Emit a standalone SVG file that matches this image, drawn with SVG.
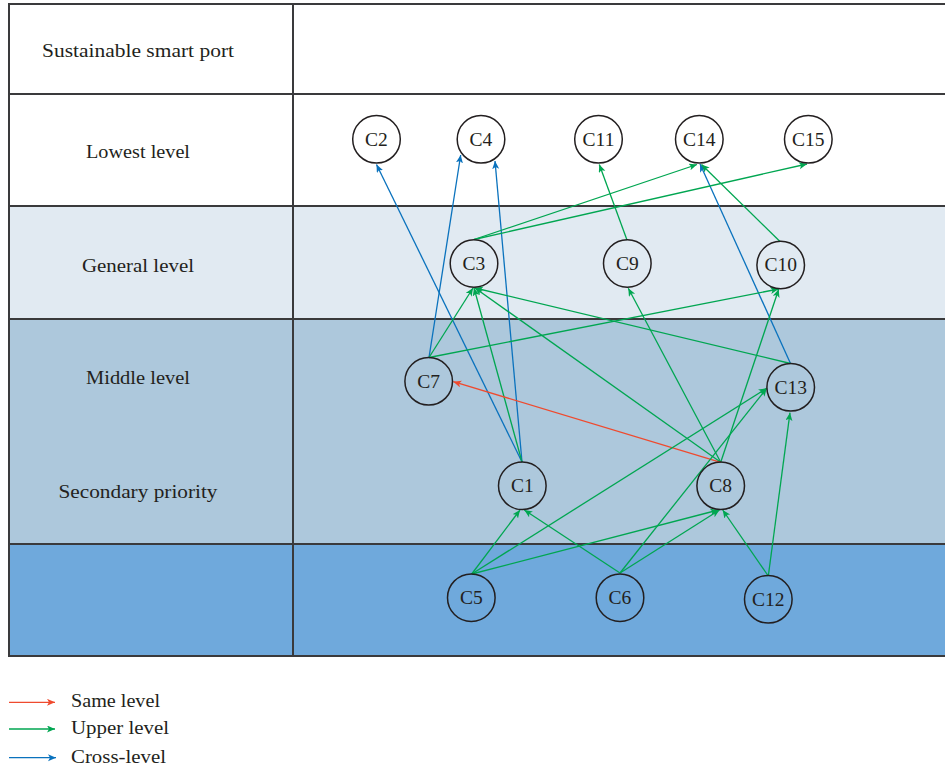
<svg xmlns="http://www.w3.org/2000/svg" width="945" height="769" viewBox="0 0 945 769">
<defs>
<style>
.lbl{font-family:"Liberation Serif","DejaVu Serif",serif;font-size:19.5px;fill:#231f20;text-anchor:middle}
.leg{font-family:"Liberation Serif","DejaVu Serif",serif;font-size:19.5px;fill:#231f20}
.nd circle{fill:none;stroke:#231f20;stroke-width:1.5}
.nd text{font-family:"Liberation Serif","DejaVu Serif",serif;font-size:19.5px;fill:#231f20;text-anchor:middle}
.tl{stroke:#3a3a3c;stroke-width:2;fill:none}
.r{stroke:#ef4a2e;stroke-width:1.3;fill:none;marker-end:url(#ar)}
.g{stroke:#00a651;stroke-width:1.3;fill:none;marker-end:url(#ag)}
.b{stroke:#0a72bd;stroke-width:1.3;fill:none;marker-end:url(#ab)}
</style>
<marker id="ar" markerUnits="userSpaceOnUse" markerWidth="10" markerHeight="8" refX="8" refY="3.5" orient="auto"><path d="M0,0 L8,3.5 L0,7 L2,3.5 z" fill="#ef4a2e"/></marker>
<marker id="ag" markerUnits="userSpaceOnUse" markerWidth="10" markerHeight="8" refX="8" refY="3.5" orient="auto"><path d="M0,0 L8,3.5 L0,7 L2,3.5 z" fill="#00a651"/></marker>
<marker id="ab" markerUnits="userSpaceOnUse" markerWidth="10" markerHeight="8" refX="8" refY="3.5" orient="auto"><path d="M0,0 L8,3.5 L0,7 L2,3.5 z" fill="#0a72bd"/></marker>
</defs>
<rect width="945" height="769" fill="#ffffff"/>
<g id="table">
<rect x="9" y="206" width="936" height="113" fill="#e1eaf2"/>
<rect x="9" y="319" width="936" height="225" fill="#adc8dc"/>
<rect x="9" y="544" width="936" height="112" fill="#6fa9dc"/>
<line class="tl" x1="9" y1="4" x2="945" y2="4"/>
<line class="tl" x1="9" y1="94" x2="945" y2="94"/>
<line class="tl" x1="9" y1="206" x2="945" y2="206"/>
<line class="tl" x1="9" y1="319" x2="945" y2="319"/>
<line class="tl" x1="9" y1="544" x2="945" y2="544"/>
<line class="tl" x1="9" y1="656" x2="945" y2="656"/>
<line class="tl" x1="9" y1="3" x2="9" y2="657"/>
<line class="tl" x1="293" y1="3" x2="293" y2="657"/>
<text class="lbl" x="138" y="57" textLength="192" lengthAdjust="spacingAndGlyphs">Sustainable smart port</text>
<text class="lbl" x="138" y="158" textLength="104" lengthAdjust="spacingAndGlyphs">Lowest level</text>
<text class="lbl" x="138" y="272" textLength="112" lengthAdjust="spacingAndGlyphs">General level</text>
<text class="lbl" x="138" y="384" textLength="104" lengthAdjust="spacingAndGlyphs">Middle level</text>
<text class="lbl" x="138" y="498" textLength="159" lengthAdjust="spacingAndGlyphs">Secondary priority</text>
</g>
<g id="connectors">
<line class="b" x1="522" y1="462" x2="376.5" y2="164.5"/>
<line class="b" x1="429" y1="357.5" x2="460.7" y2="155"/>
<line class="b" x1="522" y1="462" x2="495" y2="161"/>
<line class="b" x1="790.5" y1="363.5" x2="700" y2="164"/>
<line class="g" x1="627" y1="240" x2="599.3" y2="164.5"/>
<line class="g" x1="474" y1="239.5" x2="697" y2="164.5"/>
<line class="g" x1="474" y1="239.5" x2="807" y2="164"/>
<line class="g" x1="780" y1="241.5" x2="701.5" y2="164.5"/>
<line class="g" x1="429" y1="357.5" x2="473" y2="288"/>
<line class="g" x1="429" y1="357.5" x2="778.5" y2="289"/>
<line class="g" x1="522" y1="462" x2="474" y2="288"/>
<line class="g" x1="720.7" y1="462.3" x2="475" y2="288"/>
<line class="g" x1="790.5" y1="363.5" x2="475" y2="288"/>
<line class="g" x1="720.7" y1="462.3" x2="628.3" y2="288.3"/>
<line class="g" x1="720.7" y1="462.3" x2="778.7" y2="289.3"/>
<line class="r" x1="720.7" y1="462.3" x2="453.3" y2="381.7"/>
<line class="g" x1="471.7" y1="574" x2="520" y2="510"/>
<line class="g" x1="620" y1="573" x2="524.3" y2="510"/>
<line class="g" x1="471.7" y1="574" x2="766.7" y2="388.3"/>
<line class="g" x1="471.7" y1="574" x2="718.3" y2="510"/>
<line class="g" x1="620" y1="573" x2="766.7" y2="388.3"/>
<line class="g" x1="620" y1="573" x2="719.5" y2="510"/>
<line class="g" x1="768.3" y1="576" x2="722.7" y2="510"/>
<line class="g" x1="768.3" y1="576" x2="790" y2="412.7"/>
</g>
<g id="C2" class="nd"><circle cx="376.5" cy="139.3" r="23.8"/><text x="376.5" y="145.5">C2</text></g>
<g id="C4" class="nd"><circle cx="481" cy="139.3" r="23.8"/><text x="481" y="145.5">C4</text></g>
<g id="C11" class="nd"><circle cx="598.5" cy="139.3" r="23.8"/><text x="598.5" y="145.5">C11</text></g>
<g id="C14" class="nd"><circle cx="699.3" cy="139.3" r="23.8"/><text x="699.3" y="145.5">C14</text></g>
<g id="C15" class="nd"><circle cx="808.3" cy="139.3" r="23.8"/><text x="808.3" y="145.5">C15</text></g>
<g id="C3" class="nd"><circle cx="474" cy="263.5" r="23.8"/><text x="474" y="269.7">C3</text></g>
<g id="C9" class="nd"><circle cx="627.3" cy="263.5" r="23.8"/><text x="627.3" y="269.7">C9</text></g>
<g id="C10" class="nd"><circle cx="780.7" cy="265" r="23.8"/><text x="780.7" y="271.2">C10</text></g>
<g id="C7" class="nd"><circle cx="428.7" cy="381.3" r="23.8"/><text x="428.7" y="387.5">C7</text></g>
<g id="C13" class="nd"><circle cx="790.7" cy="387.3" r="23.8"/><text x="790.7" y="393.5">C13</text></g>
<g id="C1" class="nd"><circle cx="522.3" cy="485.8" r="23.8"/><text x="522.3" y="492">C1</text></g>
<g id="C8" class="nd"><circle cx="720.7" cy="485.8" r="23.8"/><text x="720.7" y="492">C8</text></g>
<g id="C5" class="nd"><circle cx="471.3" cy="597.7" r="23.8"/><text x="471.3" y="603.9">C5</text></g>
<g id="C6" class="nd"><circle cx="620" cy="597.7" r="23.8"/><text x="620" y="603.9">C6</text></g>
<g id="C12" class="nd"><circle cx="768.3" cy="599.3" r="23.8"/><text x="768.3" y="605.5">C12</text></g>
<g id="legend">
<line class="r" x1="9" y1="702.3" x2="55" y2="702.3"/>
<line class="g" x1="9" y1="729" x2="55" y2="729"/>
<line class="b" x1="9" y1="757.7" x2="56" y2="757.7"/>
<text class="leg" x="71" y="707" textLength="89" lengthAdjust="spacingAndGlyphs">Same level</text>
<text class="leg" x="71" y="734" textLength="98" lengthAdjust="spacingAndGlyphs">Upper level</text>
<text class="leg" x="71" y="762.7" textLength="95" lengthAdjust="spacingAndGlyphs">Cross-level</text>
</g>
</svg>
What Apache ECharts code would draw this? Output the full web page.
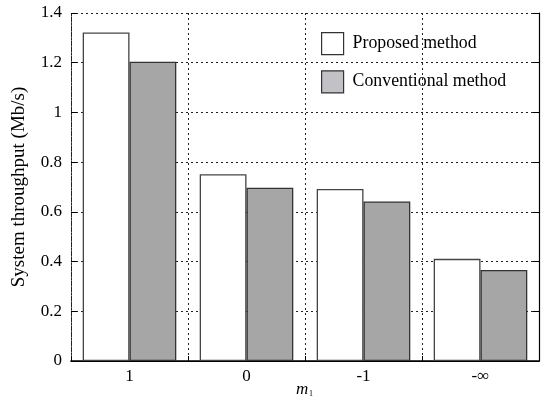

---------------

**Short task**
All lines of the data above that include the word "this" must be shown.

**Written reply**
Emit a standalone SVG file that matches this image, drawn with SVG.
What Apache ECharts code would draw this? Output the full web page.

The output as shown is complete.